### WRITTEN EXERCISE
Locate every line in the records below that holds the word "diagram" and return each one.

--- Start of ENTRIES PROVIDED ---

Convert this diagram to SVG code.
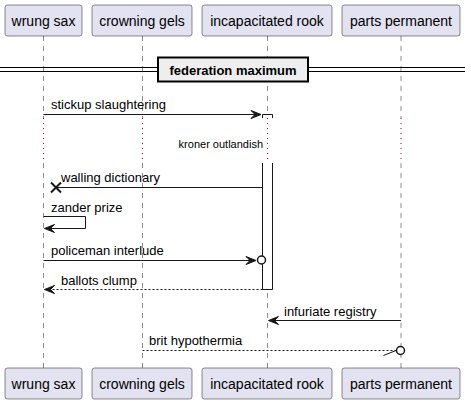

--- End of ENTRIES PROVIDED ---
--- Start of ENTRIES PROVIDED ---

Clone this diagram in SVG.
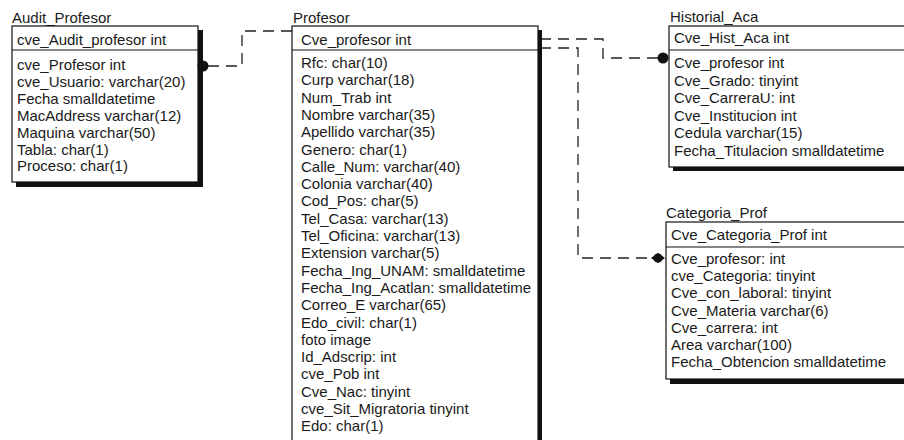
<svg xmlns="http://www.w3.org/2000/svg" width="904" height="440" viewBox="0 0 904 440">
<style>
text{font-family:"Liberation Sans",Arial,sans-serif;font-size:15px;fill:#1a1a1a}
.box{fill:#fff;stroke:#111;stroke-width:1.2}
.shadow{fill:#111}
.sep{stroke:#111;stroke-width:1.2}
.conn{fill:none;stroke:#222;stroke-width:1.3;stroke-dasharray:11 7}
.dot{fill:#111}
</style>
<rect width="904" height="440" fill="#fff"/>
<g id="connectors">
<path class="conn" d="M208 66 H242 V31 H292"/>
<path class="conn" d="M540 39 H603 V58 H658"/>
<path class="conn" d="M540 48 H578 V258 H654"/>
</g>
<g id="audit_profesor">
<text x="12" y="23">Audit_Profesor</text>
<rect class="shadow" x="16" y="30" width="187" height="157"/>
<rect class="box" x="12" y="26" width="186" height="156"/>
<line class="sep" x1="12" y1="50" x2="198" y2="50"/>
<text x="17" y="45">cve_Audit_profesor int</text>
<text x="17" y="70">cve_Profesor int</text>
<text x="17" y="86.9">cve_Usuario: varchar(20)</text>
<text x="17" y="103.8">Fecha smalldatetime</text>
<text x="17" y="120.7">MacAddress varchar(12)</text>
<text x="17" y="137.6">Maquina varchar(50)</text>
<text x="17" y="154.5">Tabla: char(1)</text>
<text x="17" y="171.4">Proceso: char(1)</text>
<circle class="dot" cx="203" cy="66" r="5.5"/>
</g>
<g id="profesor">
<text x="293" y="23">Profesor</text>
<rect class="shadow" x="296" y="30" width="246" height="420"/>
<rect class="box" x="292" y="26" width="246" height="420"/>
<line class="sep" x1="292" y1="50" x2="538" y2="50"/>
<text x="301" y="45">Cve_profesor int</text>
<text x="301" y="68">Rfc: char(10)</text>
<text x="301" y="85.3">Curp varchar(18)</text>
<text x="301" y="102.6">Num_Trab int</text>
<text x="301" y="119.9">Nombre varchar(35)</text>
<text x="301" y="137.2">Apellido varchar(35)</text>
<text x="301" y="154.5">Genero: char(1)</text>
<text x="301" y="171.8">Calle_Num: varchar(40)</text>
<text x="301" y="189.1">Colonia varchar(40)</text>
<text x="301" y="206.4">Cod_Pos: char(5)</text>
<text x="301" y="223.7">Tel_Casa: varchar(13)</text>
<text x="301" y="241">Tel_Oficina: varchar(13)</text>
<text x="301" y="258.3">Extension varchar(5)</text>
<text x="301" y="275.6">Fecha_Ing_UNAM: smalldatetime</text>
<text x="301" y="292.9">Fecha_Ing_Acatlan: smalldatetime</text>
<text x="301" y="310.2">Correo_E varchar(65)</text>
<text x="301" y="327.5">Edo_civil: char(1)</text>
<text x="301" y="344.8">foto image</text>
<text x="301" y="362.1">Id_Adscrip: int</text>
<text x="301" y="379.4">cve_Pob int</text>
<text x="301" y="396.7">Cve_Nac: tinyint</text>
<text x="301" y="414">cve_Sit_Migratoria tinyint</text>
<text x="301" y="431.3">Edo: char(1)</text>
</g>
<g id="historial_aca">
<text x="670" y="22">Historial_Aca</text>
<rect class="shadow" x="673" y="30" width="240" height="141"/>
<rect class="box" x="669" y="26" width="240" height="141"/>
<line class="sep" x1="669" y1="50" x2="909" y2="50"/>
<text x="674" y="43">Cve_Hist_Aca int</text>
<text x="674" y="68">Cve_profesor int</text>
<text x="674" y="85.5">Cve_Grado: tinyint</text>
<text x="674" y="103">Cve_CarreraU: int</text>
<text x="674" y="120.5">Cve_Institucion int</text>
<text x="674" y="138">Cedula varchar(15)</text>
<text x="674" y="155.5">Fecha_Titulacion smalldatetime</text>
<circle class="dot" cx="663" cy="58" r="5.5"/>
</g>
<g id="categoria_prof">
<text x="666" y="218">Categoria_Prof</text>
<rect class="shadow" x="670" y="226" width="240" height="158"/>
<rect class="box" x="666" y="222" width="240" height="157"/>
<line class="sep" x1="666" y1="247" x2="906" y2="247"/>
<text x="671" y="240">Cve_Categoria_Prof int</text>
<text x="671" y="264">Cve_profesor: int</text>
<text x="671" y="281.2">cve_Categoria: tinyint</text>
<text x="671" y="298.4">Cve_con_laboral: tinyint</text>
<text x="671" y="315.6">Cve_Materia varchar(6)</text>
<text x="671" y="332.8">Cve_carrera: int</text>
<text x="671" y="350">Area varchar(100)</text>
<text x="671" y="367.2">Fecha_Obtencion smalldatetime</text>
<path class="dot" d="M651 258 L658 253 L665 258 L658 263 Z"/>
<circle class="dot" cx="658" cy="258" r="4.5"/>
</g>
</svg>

--- End of ENTRIES PROVIDED ---

### EXERCISE OUTPUT
Convert this diagram to SVG code.
Clone this diagram in SVG.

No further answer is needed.